New research shows Victoria’s urban forest grew between 2013 and 2019. Analysis of Light Detection and Ranging (LiDAR) data shows vegetation canopy increased by 45 hectares, which is about the size of 60 soccer fields. The research found growth in vegetation area coverage in every Victoria neighbourhood, including the downtown core.

“Over several years we’ve developed strong policies and programs to continue strengthening our urban forest now and for the future,” said Mayor Lisa Helps. “This analysis demonstrates we can continue to develop and grow as a city while also protecting and growing the urban forest necessary for public enjoyment and to address climate change and long-term resilience.” 

Analysis of the 2019 LiDAR data indicates that the canopy of all trees on public and private land covers a total of 559 hectares, or roughly 28 per cent of Victoria’s land area.

The urban forest plays an important role in mitigating and adapting to climate change and extreme weather by providing shade, a buffer for high winds, and helping to manage erosion. Trees also provide habitat and homes for wildlife, create privacy, and buffer sounds. Consistent progress has been made in recent years to protect, enhance and expand the urban forest, guided by the City’s Urban Forest Master Plan adopted in 2013.  

“The City is focused on ensuring the key requirements are in place to preserve and protect trees, including progressive policies and programs, leading arboriculture practices, and skilled team members,” said Thomas Soulliere, Director of Parks, Recreation and Facilities.

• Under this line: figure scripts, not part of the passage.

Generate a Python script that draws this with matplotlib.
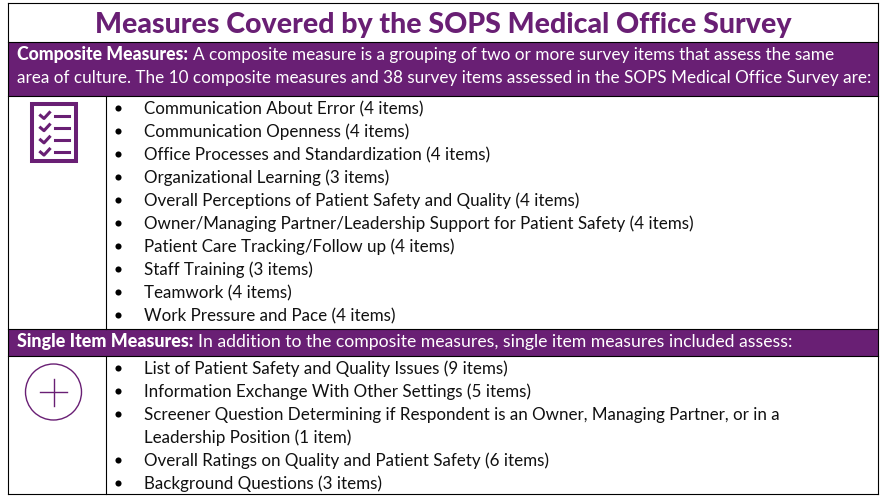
import matplotlib
matplotlib.use("Agg")
import matplotlib.pyplot as plt
from matplotlib.patches import Rectangle, Circle

PURPLE = "#691f74"
FONT = "Lato"

title = "Measures Covered by the SOPS Medical Office Survey"
comp_head = "Composite Measures:"
comp_line1 = "A composite measure is a grouping of two or more survey items that assess the same"
comp_line2 = "area of culture. The 10 composite measures and 38 survey items assessed in the SOPS Medical Office Survey are:"
composite_items = [
    "Communication About Error (4 items)",
    "Communication Openness (4 items)",
    "Office Processes and Standardization (4 items)",
    "Organizational Learning (3 items)",
    "Overall Perceptions of Patient Safety and Quality (4 items)",
    "Owner/Managing Partner/Leadership Support for Patient Safety (4 items)",
    "Patient Care Tracking/Follow up (4 items)",
    "Staff Training (3 items)",
    "Teamwork (4 items)",
    "Work Pressure and Pace (4 items)",
]
single_head = "Single Item Measures:"
single_line = "In addition to the composite measures, single item measures included assess:"
single_items = [
    ("List of Patient Safety and Quality Issues (9 items)", True),
    ("Information Exchange With Other Settings (5 items)", True),
    ("Screener Question Determining if Respondent is an Owner, Managing Partner, or in a", True),
    ("Leadership Position (1 item)", False),
    ("Overall Ratings on Quality and Patient Safety (6 items)", True),
    ("Background Questions (3 items)", True),
]

fig = plt.figure(figsize=(8.82, 5.03), dpi=100)
ax = fig.add_axes([0, 0, 1, 1])
ax.set_xlim(0, 882)
ax.set_ylim(503, 0)
ax.axis("off")

L, R, M = 7.5, 877.5, 105.5
T, B = 2.5, 493.5
ax.add_patch(Rectangle((L, 41.5), R - L, 54, fc=PURPLE, ec="none"))
ax.add_patch(Rectangle((L, 328.5), R - L, 27, fc=PURPLE, ec="none"))
for y in (T, 41.5, 95.5, 328.5, 355.5, B):
    ax.plot([L, R], [y, y], color="black", lw=0.8, solid_capstyle="projecting")
for x in (L, R):
    ax.plot([x, x], [T, B], color="black", lw=0.8, solid_capstyle="projecting")
for a, b in ((95.5, 328.5), (355.5, B)):
    ax.plot([M, M], [a, b], color="black", lw=0.8)

def fit(t, x, y, width, **kw):
    """Place text and scale its size so it spans the reference width in pixels."""
    h = ax.text(x, y, t, va="baseline", family=FONT, **kw)
    r = fig.canvas.get_renderer()
    w = h.get_window_extent(r).width
    h.set_fontsize(h.get_fontsize() * width / w)
    return h

fit(title, 443, 32.5, 695, ha="center", color=PURPLE, fontweight="black", fontsize=20)
fit(comp_head, 17, 60, 171, color="white", fontweight="black", fontsize=12)
fit(comp_line1, 193, 60, 643, color="white", fontsize=12)
fit(comp_line2, 17, 83, 851, color="white", fontsize=12)
fit(single_head, 17, 346.5, 176, color="white", fontweight="black", fontsize=12)
fit(single_line, 198, 346.5, 591, color="white", fontsize=12)

FS = 12.25
for i, t in enumerate(composite_items):
    y = 108 + i * 23
    ax.plot([118.3], [y + 0.3], "o", ms=4.4, mew=0, color="black")
    ax.text(144, y + 6.2, t, va="baseline", family=FONT, fontsize=FS, color="#111111")
for i, (t, bullet) in enumerate(single_items):
    y = 368 + i * 23
    if bullet:
        ax.plot([118.3], [y], "o", ms=4.4, mew=0, color="black")
    ax.text(144, y + 6.2, t, va="baseline", family=FONT, fontsize=FS, color="#111111")

# checklist icon
ax.add_patch(Rectangle((32, 104.3), 43.7, 57, fc="none", ec=PURPLE, lw=2.9))
for i in range(4):
    y = 115.5 + i * 12.2
    ax.plot([40.5, 44, 49.5], [y, y + 3, y - 3], color=PURPLE, lw=2.2)
    ax.plot([55, 68.5], [y, y], color=PURPLE, lw=2.2)

# plus-in-circle icon
ax.add_patch(Circle((53.5, 392), 28, fc="none", ec=PURPLE, lw=1.0))
ax.plot([40, 66.5], [392, 392], color=PURPLE, lw=1.0)
ax.plot([53.5, 53.5], [379, 405.5], color=PURPLE, lw=1.0)

fig.savefig("out.png", dpi=100)
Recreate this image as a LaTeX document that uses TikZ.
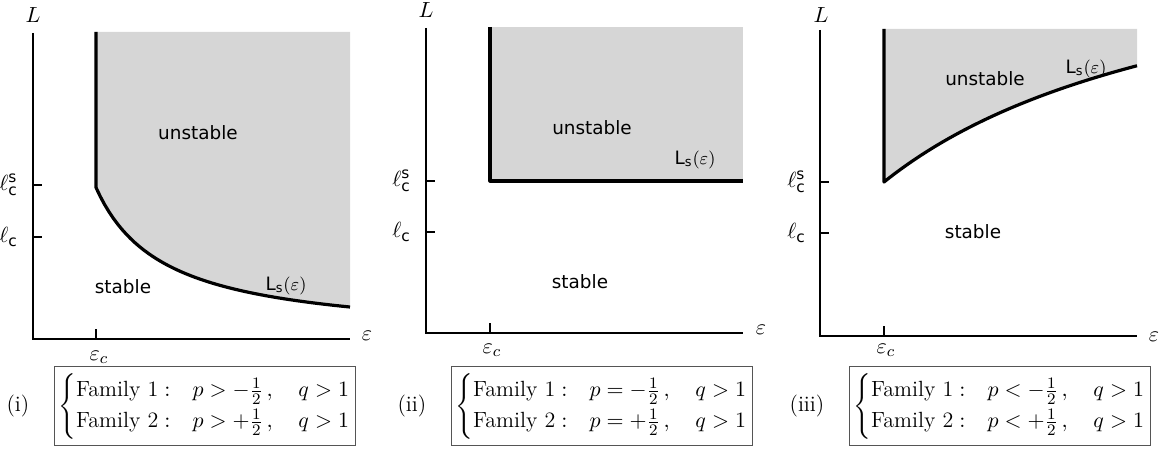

In 2020, the City joined the United Nations Trees in Cities Challenge and increased tree planting by 40 per cent, adding over 500 new trees in parks and on boulevards. In addition, Victoria was recently recognized internationally with a Tree Cities of the World award by the Arbor Day Foundation and the Food and Agriculture Organization of the United Nations.

The City also recently adopted a new Tree Protection Bylaw, which takes effect on July 1, 2021. The new bylaw will help further objectives outlined in the Urban Forest Master Plan, including the protection of trees on private property and the application of leading practices for long-term tree health. 

Victoria’s urban forest is comprised of all trees, shrubs and groundcover on private and public land and the soils in which they grow. There are approximately 150,000 trees in parks, natural areas, boulevards, residential gardens and backyards. Roughly one quarter of the urban forest is managed by the City, while the remaining 75 per cent is on private and other public land.

LiDAR is a laser scanning technology used to generate a three-dimensional representation of the physical environment. The data acquired across Victoria was collected as part of broader provincial and regional environmental mapping initiatives. The 2013 and 2019 canopy cover maps are available to the public on the City’s interactive mapping system.